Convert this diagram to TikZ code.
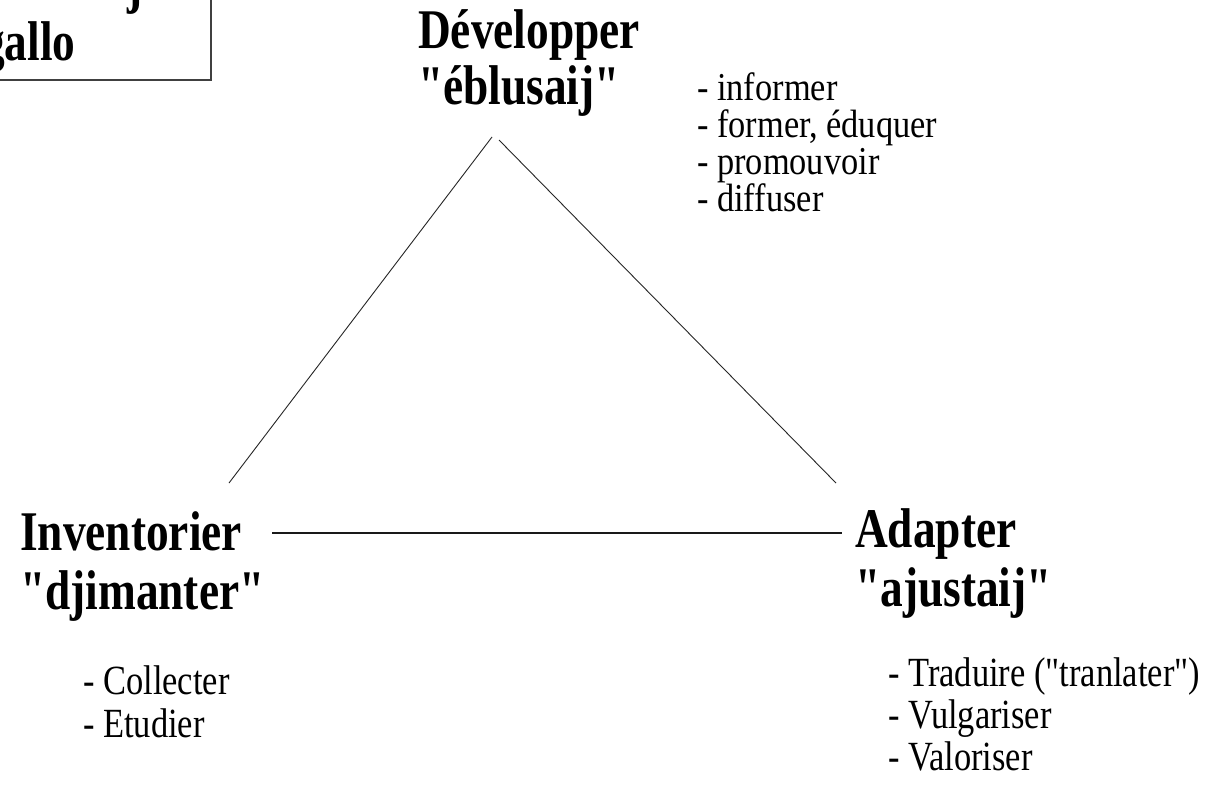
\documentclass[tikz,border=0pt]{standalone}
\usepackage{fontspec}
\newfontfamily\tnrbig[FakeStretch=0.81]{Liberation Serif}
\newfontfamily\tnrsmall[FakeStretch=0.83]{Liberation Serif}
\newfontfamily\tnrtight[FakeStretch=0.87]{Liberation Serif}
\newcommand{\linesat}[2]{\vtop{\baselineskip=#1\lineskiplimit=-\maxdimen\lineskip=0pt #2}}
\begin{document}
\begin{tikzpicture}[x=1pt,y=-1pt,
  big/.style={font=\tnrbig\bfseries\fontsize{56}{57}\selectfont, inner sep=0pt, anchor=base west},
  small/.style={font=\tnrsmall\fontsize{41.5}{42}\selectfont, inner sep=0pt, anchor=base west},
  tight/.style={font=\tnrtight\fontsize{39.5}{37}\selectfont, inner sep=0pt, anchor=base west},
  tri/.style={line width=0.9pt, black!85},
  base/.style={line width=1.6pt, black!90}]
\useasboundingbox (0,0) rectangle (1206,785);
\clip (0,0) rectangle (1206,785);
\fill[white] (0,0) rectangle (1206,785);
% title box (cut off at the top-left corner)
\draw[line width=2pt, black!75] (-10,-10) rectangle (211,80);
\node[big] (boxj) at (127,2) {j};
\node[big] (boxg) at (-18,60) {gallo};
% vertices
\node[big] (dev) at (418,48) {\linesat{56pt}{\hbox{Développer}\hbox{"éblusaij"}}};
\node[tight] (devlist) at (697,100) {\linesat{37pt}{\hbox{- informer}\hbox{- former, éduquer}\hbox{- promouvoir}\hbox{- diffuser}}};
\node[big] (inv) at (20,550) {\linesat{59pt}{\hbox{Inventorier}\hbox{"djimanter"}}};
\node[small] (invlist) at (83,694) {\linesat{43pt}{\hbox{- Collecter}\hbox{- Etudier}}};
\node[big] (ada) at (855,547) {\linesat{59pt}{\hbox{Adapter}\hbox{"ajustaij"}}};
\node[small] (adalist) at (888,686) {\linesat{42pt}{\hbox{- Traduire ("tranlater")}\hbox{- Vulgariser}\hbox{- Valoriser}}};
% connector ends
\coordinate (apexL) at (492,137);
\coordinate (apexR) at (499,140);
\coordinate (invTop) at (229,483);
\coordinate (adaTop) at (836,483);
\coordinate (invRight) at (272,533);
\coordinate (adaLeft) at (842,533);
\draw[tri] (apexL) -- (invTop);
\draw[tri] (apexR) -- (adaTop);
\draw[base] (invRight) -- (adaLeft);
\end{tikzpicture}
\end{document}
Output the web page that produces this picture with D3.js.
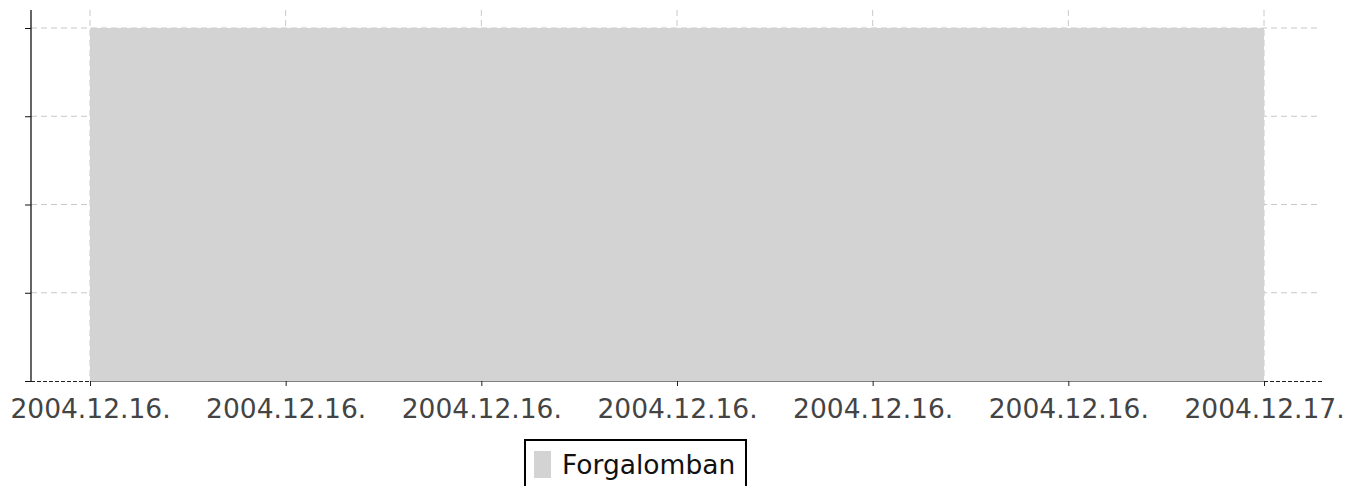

·····

WHAT TO WORK ON
Repeat all of the records verbatim, leaving out the pictures.

SOLVED PROBLEM
Convert this diagram to TikZ code.
\documentclass[tikz,border=0pt]{standalone}
\usepackage{fontspec}
\newfontfamily\tnrbig[FakeStretch=0.81]{Liberation Serif}
\newfontfamily\tnrsmall[FakeStretch=0.83]{Liberation Serif}
\newfontfamily\tnrtight[FakeStretch=0.87]{Liberation Serif}
\newcommand{\linesat}[2]{\vtop{\baselineskip=#1\lineskiplimit=-\maxdimen\lineskip=0pt #2}}
\begin{document}
\begin{tikzpicture}[x=1pt,y=-1pt,
  big/.style={font=\tnrbig\bfseries\fontsize{56}{57}\selectfont, inner sep=0pt, anchor=base west},
  small/.style={font=\tnrsmall\fontsize{41.5}{42}\selectfont, inner sep=0pt, anchor=base west},
  tight/.style={font=\tnrtight\fontsize{39.5}{37}\selectfont, inner sep=0pt, anchor=base west},
  tri/.style={line width=0.9pt, black!85},
  base/.style={line width=1.6pt, black!90}]
\useasboundingbox (0,0) rectangle (1206,785);
\clip (0,0) rectangle (1206,785);
\fill[white] (0,0) rectangle (1206,785);
% title box (cut off at the top-left corner)
\draw[line width=2pt, black!75] (-10,-10) rectangle (211,80);
\node[big] (boxj) at (127,2) {j};
\node[big] (boxg) at (-18,60) {gallo};
% vertices
\node[big] (dev) at (418,48) {\linesat{56pt}{\hbox{Développer}\hbox{"éblusaij"}}};
\node[tight] (devlist) at (697,100) {\linesat{37pt}{\hbox{- informer}\hbox{- former, éduquer}\hbox{- promouvoir}\hbox{- diffuser}}};
\node[big] (inv) at (20,550) {\linesat{59pt}{\hbox{Inventorier}\hbox{"djimanter"}}};
\node[small] (invlist) at (83,694) {\linesat{43pt}{\hbox{- Collecter}\hbox{- Etudier}}};
\node[big] (ada) at (855,547) {\linesat{59pt}{\hbox{Adapter}\hbox{"ajustaij"}}};
\node[small] (adalist) at (888,686) {\linesat{42pt}{\hbox{- Traduire ("tranlater")}\hbox{- Vulgariser}\hbox{- Valoriser}}};
% connector ends
\coordinate (apexL) at (492,137);
\coordinate (apexR) at (499,140);
\coordinate (invTop) at (229,483);
\coordinate (adaTop) at (836,483);
\coordinate (invRight) at (272,533);
\coordinate (adaLeft) at (842,533);
\draw[tri] (apexL) -- (invTop);
\draw[tri] (apexR) -- (adaTop);
\draw[base] (invRight) -- (adaLeft);
\end{tikzpicture}
\end{document}
Output the web page that produces this picture with D3.js.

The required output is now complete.